You can tell a lot about a person or company just based on what they choose to showcase in their ads. The superior one is usually the one who highlights their strong points instead of pointing out the weaknesses of their competitors.
This can be seen in ads for both products and politicians. For instance, if you’ve ever seen an Optimum Online commercial, all you hear is negative things about Verizon’s FiOS service.
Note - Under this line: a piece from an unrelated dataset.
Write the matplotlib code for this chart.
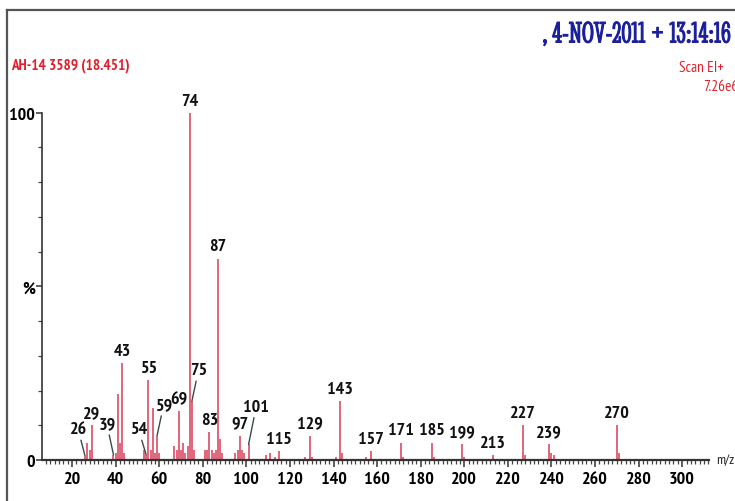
import matplotlib
matplotlib.use('Agg')
import matplotlib.pyplot as plt
import matplotlib.patheffects as pe
from matplotlib.lines import Line2D
from matplotlib.ticker import MultipleLocator, FixedLocator

# EI mass spectrum, scan 3589 of sample AH-14
mz = [26, 27, 28, 29, 39, 40, 41, 42, 43, 44, 53, 54, 55, 56, 57, 58, 59, 60,
      67, 68, 69, 70, 71, 72, 73, 74, 75, 76, 81, 82, 83, 84, 85, 86, 87, 88, 89,
      95, 96, 97, 98, 99, 101, 109, 111, 113, 115, 127, 129, 130, 141, 143, 144,
      155, 157, 171, 172, 185, 186, 199, 200, 213, 227, 228, 239, 240, 241, 270, 271]
intensity = [1, 5, 3, 10, 1.5, 2, 19, 5, 28, 2, 3, 1.5, 23, 3, 15, 2, 7, 2,
             4, 3, 14, 3, 5, 2, 4, 100, 17, 3, 3, 3, 8, 3, 2, 3, 58, 6, 2,
             2, 3, 7, 3, 2, 4.5, 1.5, 2, 1, 2.5, 1, 7, 1, 1, 17, 2,
             1, 2.5, 5, 1, 5, 1, 4.5, 1, 1.5, 10, 1.5, 4.5, 2, 1.5, 10, 2]

# peaks that carry an m/z label
labelled = [26, 29, 39, 43, 54, 55, 59, 69, 74, 75, 83, 87, 97, 101, 115,
            129, 143, 157, 171, 185, 199, 213, 227, 239, 270]
# labels moved off their peak and joined to it by a leader line
leader_text = {26: (22.8, 6.5), 39: (36.0, 8.0), 54: (50.5, 6.5),
               59: (62.0, 13.5), 75: (78.0, 23.5), 101: (104.5, 13.0)}

x_ticks = list(range(20, 301, 20))
y_minor = list(range(10, 100, 10))

narrow = ['PT Sans Narrow', 'DejaVu Sans']
peak_col = '#db4c64'
ink = '#111111'

W, H = 735, 502
fig = plt.figure(figsize=(W / 100, H / 100), dpi=100)

# axes box: y=0 at px 461, x spans px 42..709
ax = fig.add_axes([42 / W, (H - 461) / H, (709 - 42) / W, (461 - 72) / H])
ax.set_xlim(6.2, 312.3)
ax.set_ylim(0, 112)

ax.vlines(mz, 0, intensity, color=peak_col, lw=1.2, zorder=2)

height = dict(zip(mz, intensity))
for m in labelled:
    h = height[m]
    if m in leader_text:
        tx, ty = leader_text[m]
        ax.annotate(str(m), xy=(m, h), xytext=(tx, ty), ha='center', va='bottom',
                    fontsize=13, fontweight='bold', family=narrow, color=ink,
                    arrowprops=dict(arrowstyle='-', color='#3c4a48', lw=1.0,
                                    shrinkA=0, shrinkB=0))
    else:
        ax.text(m, h + 1.2, str(m), ha='center', va='bottom', fontsize=13,
                fontweight='bold', family=narrow, color=ink)

for s in ('top', 'right'):
    ax.spines[s].set_visible(False)
ax.spines['left'].set_bounds(0, 100)
ax.spines['left'].set_color('#333333')
ax.spines['bottom'].set_color('#333333')
ax.spines['left'].set_linewidth(1.2)
ax.spines['bottom'].set_linewidth(1.6)

ax.xaxis.set_major_locator(FixedLocator(x_ticks))
ax.xaxis.set_minor_locator(MultipleLocator(2))
ax.yaxis.set_major_locator(FixedLocator([0, 50, 100]))
ax.yaxis.set_minor_locator(FixedLocator(y_minor))
ax.set_yticklabels(['0', '%', '100'])
ax.tick_params(axis='both', which='major', direction='out', length=5, width=1.1,
               color='#333333', labelsize=13, pad=3)
ax.tick_params(axis='both', which='minor', direction='out', length=3, width=0.9,
               color='#444444')
ax.tick_params(axis='y', which='major', length=4, pad=1)
for lab in ax.get_xticklabels() + ax.get_yticklabels():
    lab.set_family(narrow)
    lab.set_fontweight('bold')
ax.patch.set_alpha(0)

ax.text(1.01, 0.0, 'm/z', transform=ax.transAxes, ha='left', va='center',
        fontsize=10, family=narrow, color='#222222')

# header lines
fig.text(730 / W, 1 - 36 / H, ', 4-NOV-2011 + 13:14:16', ha='right', va='center',
         fontsize=22, color='#1c1f9c',
         family=['Stint Ultra Condensed', 'Liberation Serif', 'DejaVu Serif'],
         path_effects=[pe.withStroke(linewidth=0.7, foreground='#1c1f9c')])
fig.text(11 / W, 1 - 66 / H, 'AH-14 3589 (18.451)', ha='left', va='center',
         fontsize=11, fontweight='bold', color='#e0202c', family=narrow)
fig.text(679 / W, 1 - 68 / H, 'Scan EI+', ha='left', va='center',
         fontsize=11, color='#e0202c', family=narrow)
fig.text(703 / W, 1 - 87 / H, '7.26e6', ha='left', va='center',
         fontsize=11, color='#e0202c', family=narrow)

# outer frame
fig.add_artist(Line2D([7 / W, 1], [1 - 11 / H, 1 - 11 / H], transform=fig.transFigure,
                      color='#555555', lw=1.6))
fig.add_artist(Line2D([7 / W, 7 / W], [0, 1 - 11 / H], transform=fig.transFigure,
                      color='#555555', lw=1.6))

fig.savefig('out.png', dpi=100)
Some smug guy is telling you about how FiOS customers keep switching back to Optimum and trying to scare you into thinking that the fact that FiOS is superior is a myth.
Their other commercial features a FiOS salesman going door-to-door while his mother reveals the “ugly truth” that her son is keeping from the unsuspecting Optimum customers.
The idea here is that is Optimum is selling an inferior product, the only way they can keep their customers is to scare them into thinking that Optimum cares about them like their moms do and FiOS is the guy in the van full of puppies trying to kidnap your children.
FiOS, on the other hand simply spits out statistics about their superior picture quality and internet speed and call it a day.
As mentioned above, the other place you see this constantly is in politics. Whenever one politician has a better platform because they are more closely aligned with the people, the inferior competitor comes along with a negative ad campaign that highlights obscure, out-of-context anecdotes from the superior politician’s life.
The lesson here is to not be fooled in scare-tactics. If you can sense that someone is trying to scare you into trusting them, they’re entirely full of shit and should immediately lose you as either a customer or voter. Consider it a decision-making shortcut.